Even when investigators take every step to minimize missing data during the design of the trial, every participant will not follow their assigned intervention to the completion of the trial. The question then presents itself in regard to which data, if any, should be collected for participants who do not complete the assigned treatment. Investigators have two opposing views. Some believe that participants who do not complete the assigned treatment are no longer relevant to the study. The opposing view is that continued data collection may be informative and can potentially allow for the ability to analyze end points for all participants and explore whether assigned therapy effects the use and efficacy of subsequent therapies [18].
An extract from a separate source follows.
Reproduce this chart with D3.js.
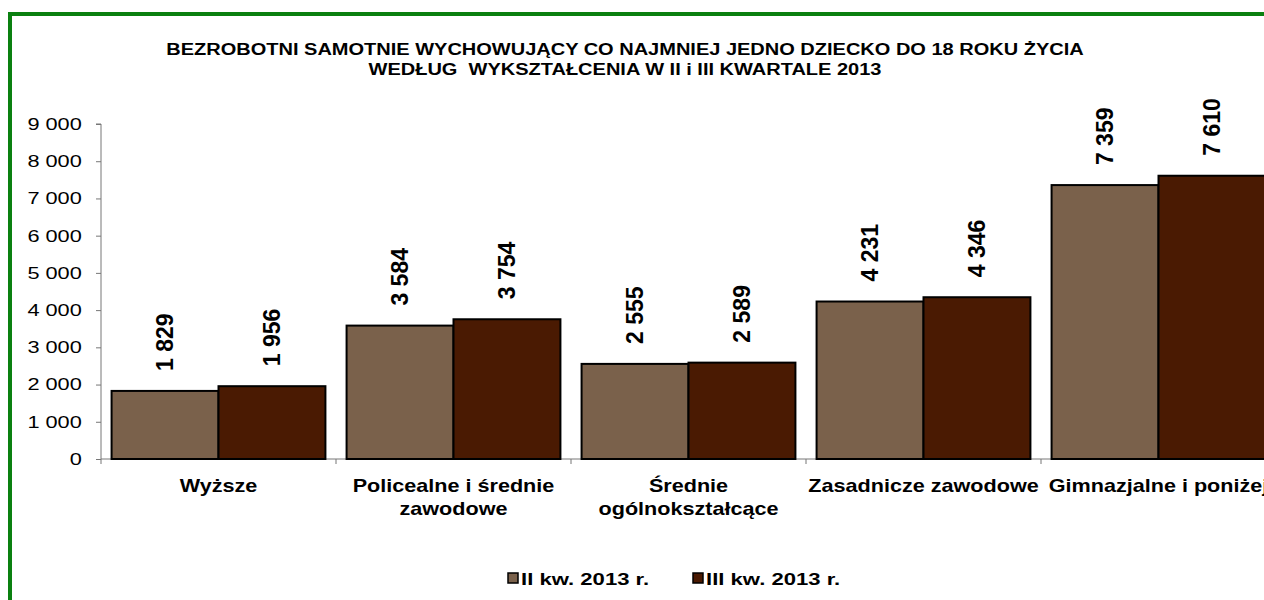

After taking steps to minimize missing data during the design of the clinical trial, attention must then be turned to minimizing missing data during the conduct of the trial. Little et al. once again have several suggestions (also adopted from the Panel on the Handling of Missing Data in Clinical Trials) for limiting missing data during conduct of the trial [17, 18]:

  1. 1.

    Select investigators who have good track records enrolling participants, following participants, and collecting complete data.

  2. 2.

    Set acceptable rates for missing data in the study protocol.

  3. 3.

    Provide incentives (as long as they comply with ethical requirements) to investigators and participants for completeness of data collection.

  4. 4.

    Minimize the participant inconvenience and burden associated with data collection.

  5. 5.

    Provide effective treatment to participants after the trial.

  6. 6.

    Train investigators and their research staff on the negative impact of missing data.

  7. 7.

    Train investigators and their research staff on the informed consent process as a tool for encouraging complete data.

  8. 8.

    Monitor missing data during the trial.
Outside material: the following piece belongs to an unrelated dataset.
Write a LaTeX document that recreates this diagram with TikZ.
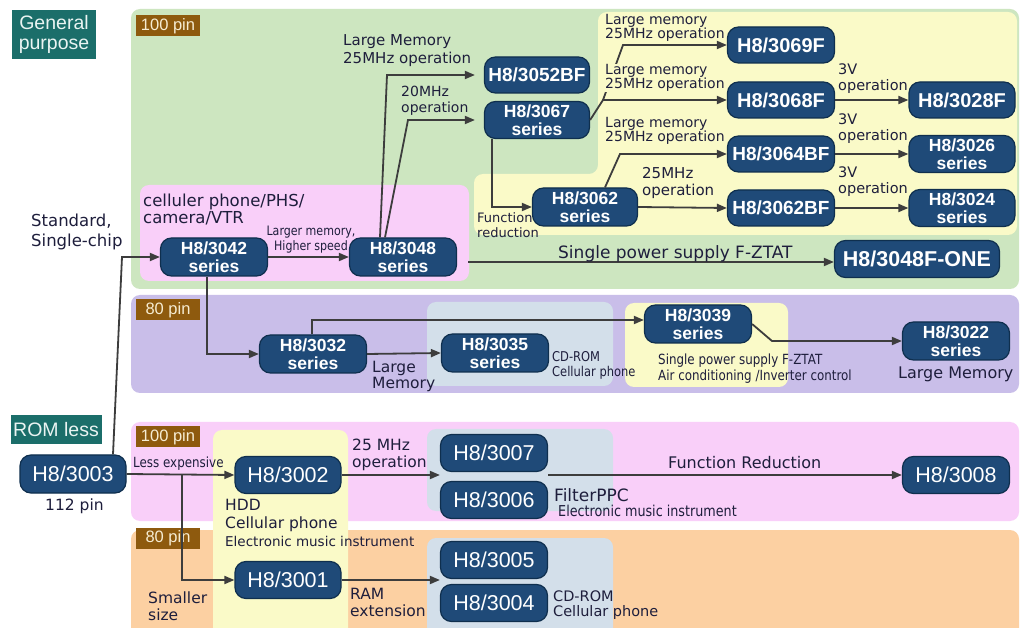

Unfortunately, there is no universal method for handling missing data during data analysis. The Panel on the Handling of Missing Data in Clinical Trials identified four different methods to adjust for missing data: complete-case analysis, single imputation methods, estimating equation methods, and methods based on a statistical method. Complete-case analysis excludes participants with missing data from the analysis. Single imputation methods fill in a value for each missing value using methods such as the last observation or baseline observation carried forward. Estimating equation methods weigh complete cases by the inverse of an estimate of the probability of being observed, and methods based on statistical methods include maximum likelihood, Bayesian methods, and multiple imputations. In general, the panel favored estimating equation methods and methods based on a statistical model for the data [17].
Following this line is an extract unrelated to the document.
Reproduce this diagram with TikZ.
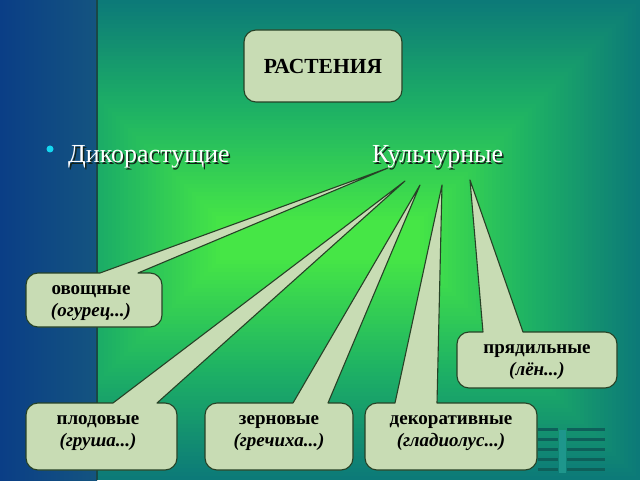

In summary, missing data is a major issue that has to be addressed in the design and analysis of clinical trials. Missing data can lead to bias and affect the interpretation of trial results. Therefore, it is important to try to minimize missing data during the design and conduct of clinical trials.

4.6 CONSORT Statement

In an effort to facilitate the interpretation of data from randomized trial and to facilitate their complete and transparent reporting such that some of the issues described above can be deliberated during the interpretation of the results, scientists and editors have developed the Consolidated Standards of Reporting Trials (CONSORT) statement [21]. It is comprised of a 25-item checklist and a flow diagram focusing on reporting how the trial was designed, analyzed, and interpreted. While use of the CONSORT statement improves the communication of the study design and its findings, it is important to understand these key issues for the interpretation of data.

4.7 Conclusion

RCTs provide the foundation for evidence-based medicine. The design and implementation of RCTs are labor extensive and expensive; therefore, it is important that investigators have a clear understanding of the design and implementation of clinical trials and the analysis of the results obtained during a clinical trial. This chapter provided a brief review of common statistical methods utilized to express the results of clinical trials and common issues associated with data analysis.